__DIRECTIONS__.
Filter the lines below, copying only those with the string "this".

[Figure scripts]
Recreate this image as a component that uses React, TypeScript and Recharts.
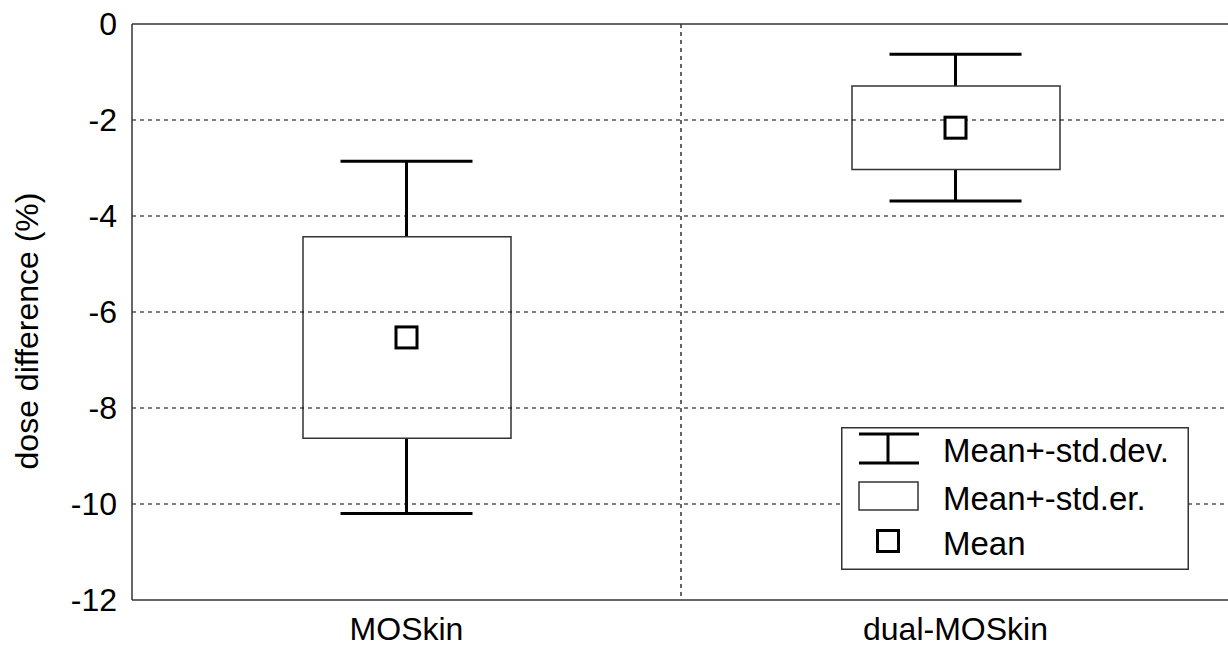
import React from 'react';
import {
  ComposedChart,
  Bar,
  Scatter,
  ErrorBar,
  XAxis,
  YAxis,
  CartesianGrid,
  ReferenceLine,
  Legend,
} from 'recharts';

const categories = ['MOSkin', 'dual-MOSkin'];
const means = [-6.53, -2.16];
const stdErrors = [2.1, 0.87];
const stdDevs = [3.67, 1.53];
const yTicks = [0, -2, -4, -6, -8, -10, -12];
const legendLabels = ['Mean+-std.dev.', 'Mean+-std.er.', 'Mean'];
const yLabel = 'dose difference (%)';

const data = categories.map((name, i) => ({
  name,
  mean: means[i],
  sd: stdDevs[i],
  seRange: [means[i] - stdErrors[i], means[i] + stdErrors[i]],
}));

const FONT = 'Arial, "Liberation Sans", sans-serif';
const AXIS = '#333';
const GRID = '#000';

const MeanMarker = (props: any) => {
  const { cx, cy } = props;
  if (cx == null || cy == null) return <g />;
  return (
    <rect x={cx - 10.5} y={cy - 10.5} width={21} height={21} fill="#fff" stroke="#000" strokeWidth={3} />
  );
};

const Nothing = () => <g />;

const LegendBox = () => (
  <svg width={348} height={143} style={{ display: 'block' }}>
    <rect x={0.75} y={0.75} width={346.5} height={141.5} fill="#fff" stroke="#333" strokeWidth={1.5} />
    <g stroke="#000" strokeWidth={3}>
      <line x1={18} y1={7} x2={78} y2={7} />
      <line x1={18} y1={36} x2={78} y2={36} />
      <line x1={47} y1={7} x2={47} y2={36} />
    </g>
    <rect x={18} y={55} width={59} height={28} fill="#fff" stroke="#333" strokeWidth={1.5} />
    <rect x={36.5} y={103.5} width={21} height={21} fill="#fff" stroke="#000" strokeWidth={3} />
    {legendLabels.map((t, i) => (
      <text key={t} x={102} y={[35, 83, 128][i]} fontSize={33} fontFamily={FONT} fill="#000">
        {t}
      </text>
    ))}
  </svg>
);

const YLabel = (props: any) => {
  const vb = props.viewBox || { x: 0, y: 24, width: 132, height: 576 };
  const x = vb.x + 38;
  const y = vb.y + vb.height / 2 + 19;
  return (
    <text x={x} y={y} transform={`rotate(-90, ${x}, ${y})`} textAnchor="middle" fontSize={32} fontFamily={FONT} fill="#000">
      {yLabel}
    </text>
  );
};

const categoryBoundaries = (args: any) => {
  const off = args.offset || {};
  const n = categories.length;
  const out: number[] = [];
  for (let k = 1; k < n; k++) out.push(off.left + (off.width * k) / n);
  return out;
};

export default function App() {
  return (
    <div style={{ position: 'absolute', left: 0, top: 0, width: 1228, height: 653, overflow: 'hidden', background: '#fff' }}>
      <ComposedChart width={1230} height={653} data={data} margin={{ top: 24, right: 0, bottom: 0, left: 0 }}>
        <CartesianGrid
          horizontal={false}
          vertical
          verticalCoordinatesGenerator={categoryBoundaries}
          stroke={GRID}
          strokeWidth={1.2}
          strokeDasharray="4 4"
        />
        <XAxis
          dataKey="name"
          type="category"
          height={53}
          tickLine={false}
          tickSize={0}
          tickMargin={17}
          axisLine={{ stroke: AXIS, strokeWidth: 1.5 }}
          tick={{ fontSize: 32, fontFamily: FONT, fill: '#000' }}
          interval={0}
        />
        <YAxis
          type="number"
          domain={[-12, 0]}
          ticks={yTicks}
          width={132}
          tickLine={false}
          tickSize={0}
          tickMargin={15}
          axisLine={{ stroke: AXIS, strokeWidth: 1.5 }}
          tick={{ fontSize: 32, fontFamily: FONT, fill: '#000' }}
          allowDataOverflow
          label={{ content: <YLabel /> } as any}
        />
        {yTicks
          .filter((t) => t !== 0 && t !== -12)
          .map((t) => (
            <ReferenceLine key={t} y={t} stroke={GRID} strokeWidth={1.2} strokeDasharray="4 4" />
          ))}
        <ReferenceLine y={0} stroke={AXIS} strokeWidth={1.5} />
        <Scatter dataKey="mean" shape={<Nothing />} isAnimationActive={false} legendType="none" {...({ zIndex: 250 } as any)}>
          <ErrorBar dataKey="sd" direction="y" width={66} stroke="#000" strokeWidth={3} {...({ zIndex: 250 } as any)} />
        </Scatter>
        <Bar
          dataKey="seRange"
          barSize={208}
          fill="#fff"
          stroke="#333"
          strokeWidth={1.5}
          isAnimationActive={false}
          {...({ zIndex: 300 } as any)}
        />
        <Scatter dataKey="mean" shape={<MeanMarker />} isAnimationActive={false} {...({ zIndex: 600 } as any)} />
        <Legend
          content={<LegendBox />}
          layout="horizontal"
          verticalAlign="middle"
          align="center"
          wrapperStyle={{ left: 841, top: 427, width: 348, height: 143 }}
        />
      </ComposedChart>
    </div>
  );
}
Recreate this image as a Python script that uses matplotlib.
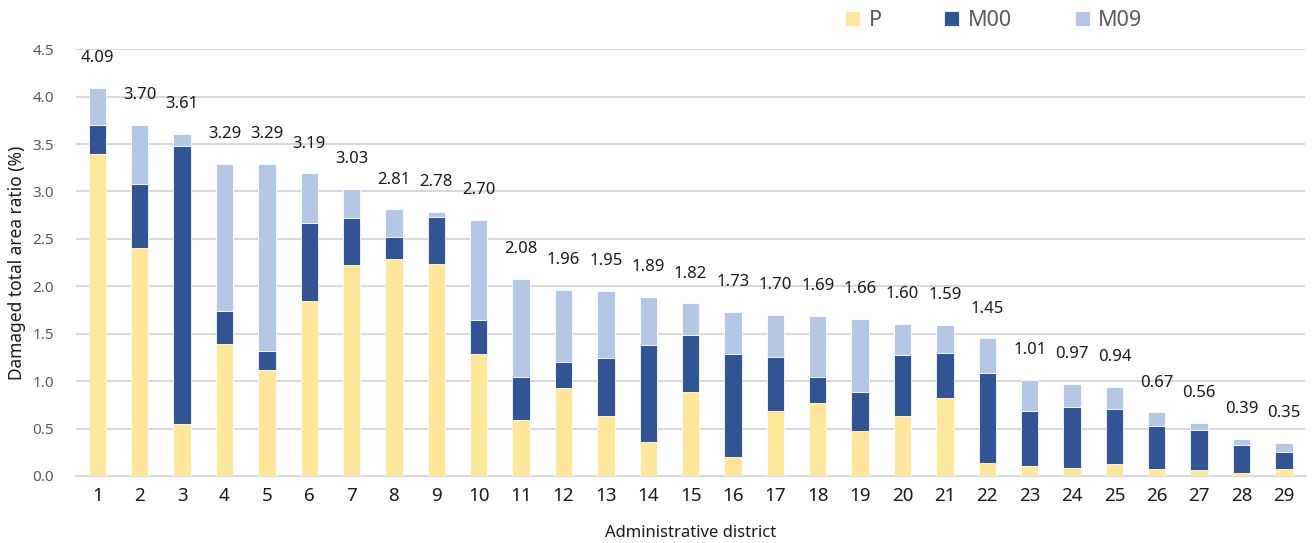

__OUTPUT__.
Recreate this image as a component that uses React, TypeScript and Recharts.
Recreate this image as a Python script that uses matplotlib.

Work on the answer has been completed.